Atomic sulfur dissimilation remolding ZnIn2S4 nanosheets surface to enhance built-internal electric field for photocatalytic CO2 conversion to syngas

Abstract

The CO2 photoreduction of efficiency is severely limited by the sluggish charge kinetics and difficult CO2 adsorption and activation. In this paper, nonmetallic selenium (Se) doped into ZnIn2S4, whose surface were remolded by S atomic dissimilation. Density Functional Theory (DFT) calculated that Se atoms substituted surface sulfur (S) atoms of [In-S] surface layer. The excellent promotion for photoelectric properties of ZnIn2S4 with Se dopant benefitted for the adjusted surface properties. The built-internal electric field (B-IEF) was highly enhanced with S atomic dissimilation, which promoted charge separation of interlamination (between the [Zn-S], [S-In-S] and [In-S] layers) and achieved local electron polarization.
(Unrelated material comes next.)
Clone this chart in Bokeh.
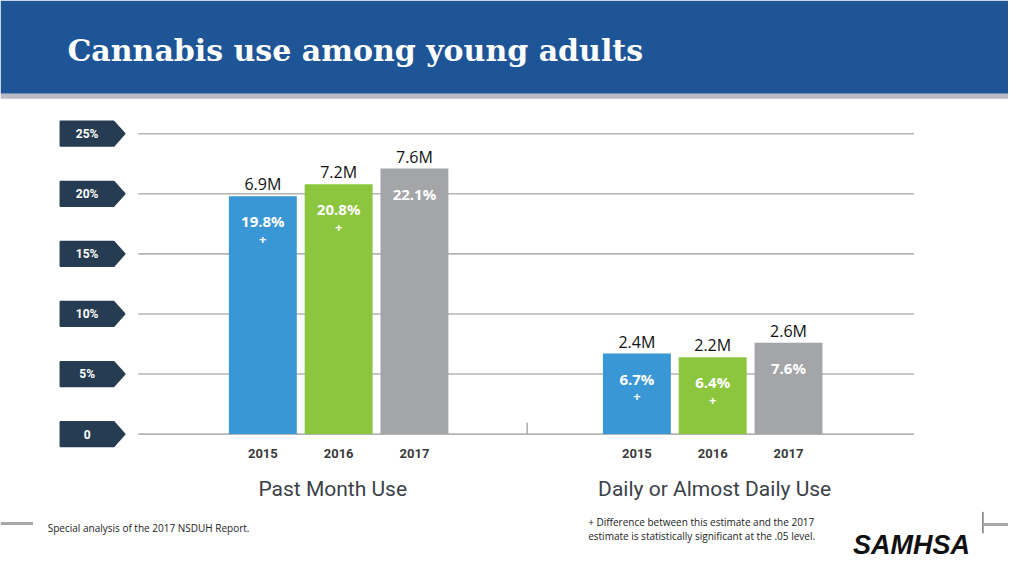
from bokeh.plotting import figure
from bokeh.models import Range1d, ColumnDataSource
from bokeh.core.properties import value
from bokeh.embed import file_html
from bokeh.resources import INLINE

# ---------------- data ----------------
title = "Cannabis use among young adults"
groups = ["Past Month Use", "Daily or Almost Daily Use"]
years = ["2015", "2016", "2017"]
pct_past_month = [19.8, 20.8, 22.1]
pct_daily = [6.7, 6.4, 7.6]
pct_labels_past_month = ["19.8%", "20.8%", "22.1%"]
pct_labels_daily = ["6.7%", "6.4%", "7.6%"]
counts_past_month = ["6.9M", "7.2M", "7.6M"]
counts_daily = ["2.4M", "2.2M", "2.6M"]
signif_past_month = ["+", "+", ""]
signif_daily = ["+", "+", ""]
y_ticks = [0, 5, 10, 15, 20, 25]
y_tick_labels = ["0", "5%", "10%", "15%", "20%", "25%"]
source_note = "Special analysis of the 2017 NSDUH Report."
footnote_lines = ["+ Difference between this estimate and the 2017",
                  "estimate is statistically significant at the .05 level."]
logo_text = "SAMHSA"

# ---------------- styles / layout ----------------
YEAR_COLORS = ["#3a97d6", "#8cc63f", "#a3a5a8"]
HEADER_BLUE = "#1e5597"
TAG_COLOR = "#263c52"
GRID_COLOR = "#b5b5b5"
W, H = 1008, 560          # canvas size
REF_W, REF_H = 1024, 576  # design grid (slide pixels)
ZERO_PY = 446.0
PX_PER_PCT = (446.0 - 137.0) / 25.0
GROUP_CENTERS = [343.5, 723.5]
BAR_STEP = 77.0
BAR_WIDTH = 69.0


def ypx(py):
    """slide pixel row -> percent units"""
    return (ZERO_PY - py) / PX_PER_PCT


def spx(px):
    """slide pixel length -> percent units"""
    return px / PX_PER_PCT


p = figure(width=W, height=H, x_range=Range1d(0, REF_W), y_range=Range1d(ypx(REF_H), ypx(0)),
           output_backend="svg", toolbar_location=None,
           x_axis_location=None, y_axis_location=None, min_border=0,
           outline_line_color=None, background_fill_color="white", border_fill_color="white")
p.xgrid.visible = False
p.ygrid.visible = False

# header
p.quad(left=0, right=REF_W, top=ypx(0), bottom=ypx(96), fill_color=HEADER_BLUE, line_color=None)
p.quad(left=0, right=REF_W, top=ypx(96), bottom=ypx(101), fill_color="#b9bcc1", line_color=None)
p.text(x=[68], y=[ypx(51)], text=[title], text_font=value("DejaVu Serif"), text_font_style="bold",
       text_font_size="30px", text_color="white", text_baseline="middle", text_align="left")

# grid lines
p.segment(x0=[140] * len(y_ticks), x1=[928] * len(y_ticks), y0=y_ticks, y1=y_ticks,
          line_color=GRID_COLOR, line_width=1.6)
p.segment(x0=[535], x1=[535], y0=[ypx(434)], y1=[0], line_color="#999999", line_width=1.2)

# tick tags
tag_xs, tag_ys = [], []
hh = spx(12.5)
for t in y_ticks:
    tag_xs.append([61, 115, 126, 115, 61])
    tag_ys.append([t + hh, t + hh, t, t - hh, t - hh])
p.patches(xs=tag_xs, ys=tag_ys, fill_color=TAG_COLOR, line_color=TAG_COLOR, line_width=2, line_join="round")
p.text(x=[88] * len(y_ticks), y=y_ticks, text=y_tick_labels, text_font=value("Roboto"),
       text_font_style="bold", text_font_size="12px", text_color="white",
       text_align="center", text_baseline="middle")

# bars
all_pct = [pct_past_month, pct_daily]
all_pct_labels = [pct_labels_past_month, pct_labels_daily]
all_counts = [counts_past_month, counts_daily]
all_signif = [signif_past_month, signif_daily]
xs, tops, colors, plabs, clabs, slabs, yrs = [], [], [], [], [], [], []
for g, gc in enumerate(GROUP_CENTERS):
    for i, yr in enumerate(years):
        xs.append(gc + (i - 1) * BAR_STEP)
        tops.append(all_pct[g][i])
        colors.append(YEAR_COLORS[i])
        plabs.append(all_pct_labels[g][i])
        clabs.append(all_counts[g][i])
        slabs.append(all_signif[g][i])
        yrs.append(yr)
src = ColumnDataSource(dict(x=xs, top=tops, color=colors, plab=plabs, clab=clabs, slab=slabs, yr=yrs))
p.vbar(x="x", top="top", bottom=0, width=BAR_WIDTH, fill_color="color", line_color=None, source=src)

p.text(x="x", y="top", text="clab", source=src, y_offset=-1, text_font=value("Open Sans"),
       text_font_size="16px", text_color="#111111", text_align="center", text_baseline="bottom")
p.text(x="x", y="top", text="plab", source=src, y_offset=25, text_font=value("Open Sans"),
       text_font_style="bold", text_font_size="15px", text_color="white",
       text_align="center", text_baseline="middle")
p.text(x="x", y="top", text="slab", source=src, y_offset=43, text_font=value("Open Sans"),
       text_font_style="bold", text_font_size="13px", text_color="white",
       text_align="center", text_baseline="middle")

# year labels and group titles
p.text(x="x", y=ypx(466), text="yr", source=src, text_font=value("Roboto"), text_font_style="bold",
       text_font_size="13px", text_color="#3a3a3a", text_align="center", text_baseline="middle")
p.text(x=[GROUP_CENTERS[0] - 6, GROUP_CENTERS[1] + 2], y=[ypx(502)] * 2, text=groups,
       text_font=value("Roboto"), text_font_size="21px", text_color="#3b4148",
       text_align="center", text_baseline="middle")

# footer
p.segment(x0=[0], x1=[33], y0=[ypx(538)], y1=[ypx(538)], line_color="#a8a8a8", line_width=3)
p.segment(x0=[999], x1=[REF_W], y0=[ypx(539)], y1=[ypx(539)], line_color="#a8a8a8", line_width=3)
p.segment(x0=[998], x1=[998], y0=[ypx(526)], y1=[ypx(548)], line_color="#333333", line_width=1)
p.text(x=[48], y=[ypx(543)], text=[source_note], text_font=value("Open Sans"), text_font_size="10px",
       text_color="#222222", text_align="left", text_baseline="middle")
p.text(x=[597, 597], y=[ypx(536), ypx(551)], text=footnote_lines, text_font=value("Open Sans"),
       text_font_size="10px", text_color="#222222", text_align="left", text_baseline="middle")
p.text(x=[866], y=[ypx(560)], text=[logo_text], text_font=value("Liberation Sans"),
       text_font_style="bold italic", text_font_size="27px", text_color="#111111",
       text_align="left", text_baseline="middle")

open("out.html", "w").write(file_html(p, INLINE))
Finally, ZnIn2S3.5Se0.5 showed the improved adsorption energy and lower activation energy, the performance for CO2 reduction was 1189.5 μmol·g−1·h−1 for CO and 801.6 μmol·g−1·h−1 for H2 (CO/H2: 3:2). This work reveals the relationship between surface/external modification and internal regulation of promoting photocatalytic performance of CO2 reduction.